Less so in stocks, though the slowing upward momentum in equity indices is evident, price action in currency, commodity and bond markets is betraying a sense that, for markets, this “reflation trade” narrative is ambling at a cross road. Growth indicators have stalled. The Japanese Yen is back in the 109 handle. Copper prices are selling-off. Long term US Treasury yields, which never really joined the party in the first place, are falling. Emerging market stocks and currencies, which are forecast to be the driver behind this growth rebound, are dropping. Of most concern, is the US Dollar is looking reinvigorated. Now, the future can never be truly predicted from the lessons of the past. However, typically, a strong US Dollar and improving emerging market, even global, growth is generally incompatible. Likely, it’s got to go one way or another. The data and earnings turn as forecast, and the “reflation trade” pushes on; or it doesn’t, and global markets need to reprice.

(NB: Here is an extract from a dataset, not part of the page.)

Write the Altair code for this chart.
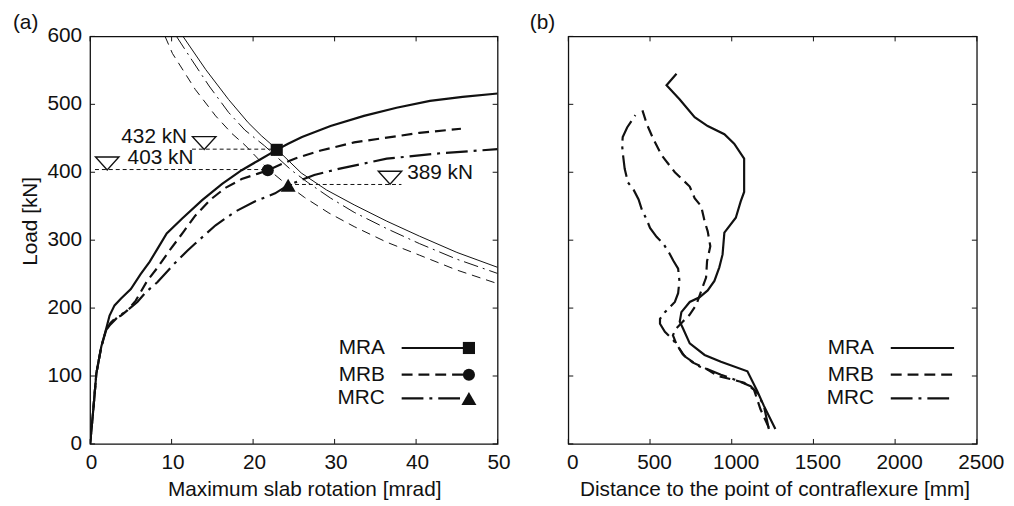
import altair as alt
import pandas as pd

FONT = "Liberation Sans"
INK = "#111111"

# ---------------- panel (a): load vs. maximum slab rotation ----------------
mra_rot = [0, 0.36, 0.77, 1.37, 1.98, 2.39, 3.0, 3.8, 5.0, 6.2, 7.3, 8.3, 9.4, 11.3, 13.75,
           16.2, 18.6, 20.6, 22.9, 24.3, 26.0, 29.5, 33.6, 37.6, 41.7, 45.7, 50]
mra_load = [0, 46, 104, 143, 170, 189, 204, 214, 228, 250, 268, 288, 310, 332, 359,
            383, 403, 417, 433, 442, 452, 468, 483, 495, 505, 511, 516]

mrb_rot = [0, 0.36, 0.77, 1.37, 1.98, 2.5, 3.0, 3.8, 4.6, 5.6, 7.0, 8.3, 9.7, 11.5, 12.9,
           14.8, 16.6, 18.6, 20.6, 21.8, 23.5, 25.1, 28.3, 32.4, 36.4, 40.4, 45.5]
mrb_load = [0, 46, 104, 143, 168, 178, 184, 189, 197, 211, 240, 260, 284, 313, 336,
            360, 377, 390, 398, 403, 412, 420, 432, 444, 451, 458, 464]

mrc_rot = [0, 0.36, 0.77, 1.37, 1.98, 2.5, 3.4, 4.6, 5.8, 6.8, 8.25, 10.3, 11.9, 12.9, 14.1,
           15.4, 17.8, 20.2, 22.7, 24.3, 27.5, 30.5, 36.4, 43.0, 50]
mrc_load = [0, 46, 104, 143, 168, 176, 187, 197, 209, 223, 238, 265, 284, 295, 308,
            322, 342, 357, 369, 381, 396, 405, 420, 428, 434]

# thin failure-criterion curves
crit_solid_rot = [11.4, 14.2, 17.0, 19.4, 21.0, 22.9, 25.9, 29.0, 32.4, 36.4, 40.4, 45.0, 50]
crit_solid_load = [600, 551, 507, 473, 454, 434, 399, 374, 352, 328, 306, 282, 260]
crit_dashdot_rot = [10.6, 12.5, 14.6, 17.0, 19.0, 21.4, 24.7, 26.7, 29.5, 32.4, 36.4, 40.4, 45.0, 50]
crit_dashdot_load = [600, 565, 527, 488, 462, 439, 403, 385, 362, 341, 317, 295, 272, 251]
crit_dashed_rot = [9.2, 10.1, 12.9, 15.4, 17.4, 19.0, 21.8, 23.5, 26.3, 29.3, 32.4, 36.4, 40.4, 45.0, 50]
crit_dashed_load = [600, 575, 522, 483, 457, 440, 405, 388, 363, 340, 320, 297, 278, 256, 236]

# intersection markers
marker_rot = [22.9, 21.8, 24.3]
marker_load = [433, 403, 381]
marker_shapes = ["square", "circle", "triangle-up"]
marker_sizes = [150, 150, 230]

# annotations
ann_labels = ["432 kN", "403 kN", "389 kN"]
ann_text_rot = [11.9, 4.6, 38.9]
ann_text_load = [452, 421, 399]
ann_text_align = ["right", "left", "left"]
ann_tri_rot = [14.0, 2.1, 36.8]
ann_tri_load = [443, 413, 392]
ann_line_from = [12.5, 0.6, 24.3]
ann_line_to = [22.9, 21.8, 38.2]
ann_line_load = [434, 404, 382]

# ---------------- panel (b): load vs. distance to contraflexure ----------------
b_mra_dist = [1267, 1197, 1156, 1096, 934, 834, 743, 702, 682, 692, 743, 803, 853, 894, 924,
              944, 955, 1025, 1055, 1076, 1076, 1015, 955, 853, 773, 682, 601, 662]
b_mra_load = [22, 56, 78, 107, 121, 131, 148, 170, 180, 194, 209, 216, 226, 240, 260,
              279, 311, 333, 357, 371, 420, 442, 456, 468, 481, 507, 528, 545]

b_mrb_dist = [1227, 1176, 1136, 1076, 1000, 914, 834, 760, 700, 660, 640, 660, 700, 742, 783,
              813, 843, 849, 869, 853, 834, 813, 773, 743, 652, 571, 520, 480, 450]
b_mrb_load = [24, 51, 80, 90, 95, 100, 112, 120, 132, 148, 160, 170, 180, 190, 205,
              225, 245, 269, 291, 313, 328, 350, 362, 379, 400, 425, 449, 471, 494]

b_mrc_dist = [1227, 1197, 1156, 1116, 1015, 934, 864, 803, 712, 672, 642, 591, 561, 561, 591,
              652, 672, 680, 672, 642, 620, 581, 540, 500, 480, 450, 430, 400, 365, 345,
              335, 329, 333, 360, 410]
b_mrc_load = [22, 56, 75, 85, 95, 102, 109, 114, 129, 143, 153, 165, 177, 184, 194,
              209, 222, 240, 258, 270, 280, 295, 305, 318, 330, 345, 360, 374, 385, 405,
              425, 440, 452, 466, 484]

series = ["MRA", "MRB", "MRC"]

x_ticks_a = [0, 10, 20, 30, 40, 50]
x_ticks_b = [0, 500, 1000, 1500, 2000, 2500]
y_ticks = [0, 100, 200, 300, 400, 500, 600]

x_title_a = "Maximum slab rotation [mrad]"
x_title_b = "Distance to the point of contraflexure [mm]"
y_title_a = "Load [kN]"

# ---------------- styling ----------------
W, H = 412, 412
W_B = 413
FS = 21
THICK = 2.2
DASH = [11, 6]
DASHDOT = [22, 6, 3, 6]
THIN_DASH = [9, 6]
THIN_DASHDOT = [15, 5, 2, 5]
STYLES = {"MRA": None, "MRB": DASH, "MRC": DASHDOT}

y_scale = alt.Scale(domain=[0, 600], nice=False, zero=False)
xa_scale = alt.Scale(domain=[0, 50], nice=False, zero=False)
xb_scale = alt.Scale(domain=[0, 2500], nice=False, zero=False)


def seq(xs, ys):
    return pd.DataFrame({"x": xs, "y": ys, "i": list(range(len(xs)))})


def curve(xs, ys, xscale, dash=None, width=THICK):
    kw = dict(color=INK, strokeWidth=width, clip=True)
    if dash:
        kw["strokeDash"] = dash
    return alt.Chart(seq(xs, ys)).mark_line(**kw).encode(
        x=alt.X("x:Q", scale=xscale, axis=None),
        y=alt.Y("y:Q", scale=y_scale, axis=None),
        order="i:Q",
    )


def frame_ticks(xticks, xscale, width):
    tx = pd.DataFrame({"v": xticks})
    ty = pd.DataFrame({"v": y_ticks})
    L = 5
    xb = alt.Chart(tx).mark_rule(color=INK, strokeWidth=1).encode(
        x=alt.X("v:Q", scale=xscale, axis=None), y=alt.value(H), y2=alt.value(H - L))
    xt = alt.Chart(tx).mark_rule(color=INK, strokeWidth=1).encode(
        x=alt.X("v:Q", scale=xscale, axis=None), y=alt.value(0), y2=alt.value(L))
    yl = alt.Chart(ty).mark_rule(color=INK, strokeWidth=1).encode(
        y=alt.Y("v:Q", scale=y_scale, axis=None), x=alt.value(0), x2=alt.value(L))
    yr = alt.Chart(ty).mark_rule(color=INK, strokeWidth=1).encode(
        y=alt.Y("v:Q", scale=y_scale, axis=None), x=alt.value(width), x2=alt.value(width - L))
    return [xb, xt, yl, yr]


def x_axis_text(xticks, xscale, width, title, label_dx, title_dx):
    tx = pd.DataFrame({"v": xticks})
    labels = alt.Chart(tx).mark_text(
        align="center", baseline="middle", font=FONT, fontSize=FS, color=INK, dx=label_dx).encode(
        x=alt.X("v:Q", scale=xscale, axis=None), y=alt.value(H + 19), text="v:Q")
    ttl = alt.Chart(pd.DataFrame({"t": [title]})).mark_text(
        align="center", baseline="middle", font=FONT, fontSize=FS, color=INK).encode(
        x=alt.value(width / 2 + title_dx), y=alt.value(H + 47), text="t:N")
    return [labels, ttl]


def y_axis_text(title):
    ty = pd.DataFrame({"v": y_ticks})
    labels = alt.Chart(ty).mark_text(
        align="right", baseline="middle", font=FONT, fontSize=FS, color=INK).encode(
        y=alt.Y("v:Q", scale=y_scale, axis=None), x=alt.value(-8), text="v:Q")
    ttl = alt.Chart(pd.DataFrame({"t": [title]})).mark_text(
        align="center", baseline="middle", angle=270, font=FONT, fontSize=FS, color=INK).encode(
        x=alt.value(-60), y=alt.value(187), text="t:N")
    return [labels, ttl]


def legend(text_right, line_x1, line_x2, rows_y, with_markers):
    layers = []
    one = pd.DataFrame({"k": [0]})
    for name, ry, shp, sz in zip(series, rows_y, marker_shapes, marker_sizes):
        layers.append(alt.Chart(pd.DataFrame({"t": [name]})).mark_text(
            align="right", baseline="middle", font=FONT, fontSize=FS, color=INK).encode(
            text="t:N", x=alt.value(text_right), y=alt.value(ry)))
        kw = dict(color=INK, strokeWidth=THICK)
        if STYLES[name]:
            kw["strokeDash"] = STYLES[name]
        layers.append(alt.Chart(one).mark_rule(**kw).encode(
            x=alt.value(line_x1), x2=alt.value(line_x2), y=alt.value(ry)))
        if with_markers:
            layers.append(alt.Chart(one).mark_point(
                shape=shp, filled=True, color=INK, size=sz, opacity=1).encode(
                x=alt.value(line_x2), y=alt.value(ry)))
    return layers


def panel_label(txt, dx):
    return alt.Chart(pd.DataFrame({"t": [txt]})).mark_text(
        align="left", baseline="middle", font=FONT, fontSize=FS, color=INK).encode(
        text="t:N", x=alt.value(dx), y=alt.value(-14))


# ---------------- panel (a) ----------------
layers_a = [
    curve(mra_rot, mra_load, xa_scale, None),
    curve(mrb_rot, mrb_load, xa_scale, DASH),
    curve(mrc_rot, mrc_load, xa_scale, DASHDOT),
    curve(crit_solid_rot, crit_solid_load, xa_scale, None, 1.0),
    curve(crit_dashdot_rot, crit_dashdot_load, xa_scale, THIN_DASHDOT, 1.0),
    curve(crit_dashed_rot, crit_dashed_load, xa_scale, THIN_DASH, 1.0),
]

ann_lines = pd.DataFrame({"x1": ann_line_from, "x2": ann_line_to, "y": ann_line_load})
layers_a.append(alt.Chart(ann_lines).mark_rule(color=INK, strokeWidth=1, strokeDash=[4, 3]).encode(
    x=alt.X("x1:Q", scale=xa_scale, axis=None), x2="x2:Q",
    y=alt.Y("y:Q", scale=y_scale, axis=None)))

for r, l, shp, sz in zip(marker_rot, marker_load, marker_shapes, marker_sizes):
    layers_a.append(alt.Chart(pd.DataFrame({"x": [r], "y": [l]})).mark_point(
        shape=shp, filled=True, color=INK, size=sz, opacity=1).encode(
        x=alt.X("x:Q", scale=xa_scale, axis=None), y=alt.Y("y:Q", scale=y_scale, axis=None)))

tri = pd.DataFrame({"x": ann_tri_rot, "y": ann_tri_load})
layers_a.append(alt.Chart(tri).mark_point(
    shape="M -1 -0.55 L 1 -0.55 L 0 0.55 Z", filled=True, fill="white", stroke=INK,
    strokeWidth=1.4, size=560, opacity=1).encode(
    x=alt.X("x:Q", scale=xa_scale, axis=None), y=alt.Y("y:Q", scale=y_scale, axis=None)))

for lab, xr, yl, al in zip(ann_labels, ann_text_rot, ann_text_load, ann_text_align):
    layers_a.append(alt.Chart(pd.DataFrame({"t": [lab], "x": [xr], "y": [yl]})).mark_text(
        align=al, baseline="middle", font=FONT, fontSize=FS, color=INK).encode(
        text="t:N", x=alt.X("x:Q", scale=xa_scale, axis=None),
        y=alt.Y("y:Q", scale=y_scale, axis=None)))

layers_a += frame_ticks(x_ticks_a, xa_scale, W)
layers_a += x_axis_text(x_ticks_a, xa_scale, W, x_title_a, 1.5, 11)
layers_a += y_axis_text(y_title_a)
layers_a += legend(298, 315, 383, [315, 342, 366], True)
layers_a.append(panel_label("(a)", -78))

left = alt.layer(*layers_a).properties(width=W, height=H)

# ---------------- panel (b) ----------------
layers_b = [
    curve(b_mra_dist, b_mra_load, xb_scale, None),
    curve(b_mrb_dist, b_mrb_load, xb_scale, DASH),
    curve(b_mrc_dist, b_mrc_load, xb_scale, DASHDOT),
]
layers_b += frame_ticks(x_ticks_b, xb_scale, W_B)
layers_b += x_axis_text(x_ticks_b, xb_scale, W_B, x_title_b, 4.5, 2.5)
layers_b += legend(309, 326, 390, [315, 342, 366], False)
layers_b.append(panel_label("(b)", -39))

right = alt.layer(*layers_b).properties(width=W_B, height=H)

chart = alt.hconcat(left, right, spacing=17.5).properties(
    padding={"left": 4, "right": 0, "top": 0, "bottom": 0}
).configure_view(
    stroke=INK, strokeWidth=1.3
).configure_text(font=FONT)

chart.save("out.html", embed_options={"renderer": "svg", "actions": False})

An important piece of the puzzle comes tonight. A spate of manufacturing PMI numbers are printed, and will provide some level of insight into whether lower geopolitical risks, and the wave of monetary policy stimulus plied by central banks, is beginning to drive a meaningful turnaround in the business cycle. Evidence has been positive to date that his is the case. The global, aggregated manufacturing PMI gauge moved into expansionary territory at the end of last year, forming the bedrock of this global growth recovery story. The green shoots for the economic rebound are there. And even in the event that tonight’s data disappoints, barring a spate of major misses, the consensus view will remain intact. Nevertheless, at some point, global, and especially European, PMI will have to tangibly turnaround, to vindicate the “reflation trade”. If that’s not expressed tonight, then the result will be a slightly greater sense of doubt amongst market participants, along with a little lift in risk aversion.